One of the issues that has stirred media debate over the report is whether the Muslim Brotherhood played any role in the violence against the protesters during the revolution.
The controversy started after Egyptian media outlets published information to the effect that the fact-finding committee could have evidence that some Brotherhood leaders had been involved in violence against protesters during the “Battle of Camel” during the revolution through an armed group called the “95 Unit”.
The “Battle of the Camel”, which occurred on 2 February 2011, saw thousands of Mubarak supporters attack protesters in Tahrir Square from the backs of camels or horses. On the same day, snipers were reportedly seen firing live ammunition from surrounding rooftops, killing 11 demonstrators.
A number of Mubarak-era figures said to be involved in the battle were later acquitted by a court ruling because of the absence of evidence that could convict them.
However, Mohsen Bahnasi, a member of the committee, told MBC Masr Channel that the only information the committee had about the 95 Unit had come from the testimony of two lawyers, Khaled Al-Desouki and Raef Bishara, who had presented a video of an Al-Jazeera interview with Brotherhood member and current minister of youth Osama Yassin in July 2011, in which he talked about the “95 Unit”.

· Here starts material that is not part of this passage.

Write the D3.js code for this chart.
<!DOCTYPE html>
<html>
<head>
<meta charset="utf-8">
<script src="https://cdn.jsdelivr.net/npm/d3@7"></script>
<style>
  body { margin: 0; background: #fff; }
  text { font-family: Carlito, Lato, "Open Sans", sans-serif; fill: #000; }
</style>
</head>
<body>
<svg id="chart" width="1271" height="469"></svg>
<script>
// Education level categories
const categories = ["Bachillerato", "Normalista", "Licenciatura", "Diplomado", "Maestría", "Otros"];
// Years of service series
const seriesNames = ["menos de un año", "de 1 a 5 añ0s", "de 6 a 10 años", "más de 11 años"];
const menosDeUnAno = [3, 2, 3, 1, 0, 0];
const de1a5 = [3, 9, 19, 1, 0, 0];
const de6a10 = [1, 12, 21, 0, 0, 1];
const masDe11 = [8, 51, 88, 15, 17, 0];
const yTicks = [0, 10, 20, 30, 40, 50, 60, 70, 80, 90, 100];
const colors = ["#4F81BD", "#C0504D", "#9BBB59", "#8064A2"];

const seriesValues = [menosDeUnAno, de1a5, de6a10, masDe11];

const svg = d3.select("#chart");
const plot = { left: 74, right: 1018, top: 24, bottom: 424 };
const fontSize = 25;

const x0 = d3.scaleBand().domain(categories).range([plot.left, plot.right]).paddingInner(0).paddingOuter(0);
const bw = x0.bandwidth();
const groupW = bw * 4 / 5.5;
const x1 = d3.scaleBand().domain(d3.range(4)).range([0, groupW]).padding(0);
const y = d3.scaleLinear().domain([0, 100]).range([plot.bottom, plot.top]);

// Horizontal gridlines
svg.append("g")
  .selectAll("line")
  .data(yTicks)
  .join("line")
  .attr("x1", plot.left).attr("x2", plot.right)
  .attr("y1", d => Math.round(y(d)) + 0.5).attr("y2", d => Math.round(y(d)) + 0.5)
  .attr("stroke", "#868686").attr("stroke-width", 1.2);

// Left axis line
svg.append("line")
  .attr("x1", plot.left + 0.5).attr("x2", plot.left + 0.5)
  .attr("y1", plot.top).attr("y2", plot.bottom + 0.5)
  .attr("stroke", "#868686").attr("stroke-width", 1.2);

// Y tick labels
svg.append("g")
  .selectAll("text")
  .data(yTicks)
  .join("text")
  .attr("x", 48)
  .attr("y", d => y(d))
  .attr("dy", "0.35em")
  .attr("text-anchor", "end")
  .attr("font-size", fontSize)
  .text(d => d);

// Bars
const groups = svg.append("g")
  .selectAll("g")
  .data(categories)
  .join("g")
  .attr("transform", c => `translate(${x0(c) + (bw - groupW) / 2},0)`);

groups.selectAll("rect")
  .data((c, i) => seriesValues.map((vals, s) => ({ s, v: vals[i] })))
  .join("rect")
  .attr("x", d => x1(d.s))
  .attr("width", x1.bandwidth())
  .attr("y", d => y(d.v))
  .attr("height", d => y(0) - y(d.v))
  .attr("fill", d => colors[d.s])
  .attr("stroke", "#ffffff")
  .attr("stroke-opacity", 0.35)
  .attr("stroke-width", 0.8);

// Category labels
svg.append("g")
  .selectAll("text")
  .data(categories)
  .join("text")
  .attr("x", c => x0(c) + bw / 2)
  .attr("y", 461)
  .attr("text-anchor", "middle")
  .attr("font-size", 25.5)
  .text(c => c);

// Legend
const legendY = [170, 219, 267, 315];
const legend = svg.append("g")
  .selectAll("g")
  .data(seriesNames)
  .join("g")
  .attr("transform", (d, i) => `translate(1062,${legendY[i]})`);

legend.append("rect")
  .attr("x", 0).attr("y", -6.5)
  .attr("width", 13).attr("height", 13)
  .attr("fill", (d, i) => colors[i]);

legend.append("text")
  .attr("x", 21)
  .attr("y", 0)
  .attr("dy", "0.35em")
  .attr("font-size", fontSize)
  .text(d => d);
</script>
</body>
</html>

“We took the lawyers' testimony into consideration and recommended that the prosecutor-general should investigate such claims,” Bahnasi added.
Yassin has said in an article published in the newspaper of the Brotherhood's Freedom and Justice Party (FJP) that Brotherhood members had climbed onto rooftops surrounding Tahrir Square in order to protect demonstrators after they were shot by live ammunition. There was no such group as the 95 Unit in the Brotherhood, he said.
Brotherhood lawyer Abdel-Moneim Abdel-Maksoud said in a statement that the Brotherhood had played an important role during the Revolution to protect the people and to overthrow the regime.
“We firmly reject as totally false allegations that the Muslim Brotherhood has any such unit. We believe in peaceful change, and we have never used violence against anybody,” he said.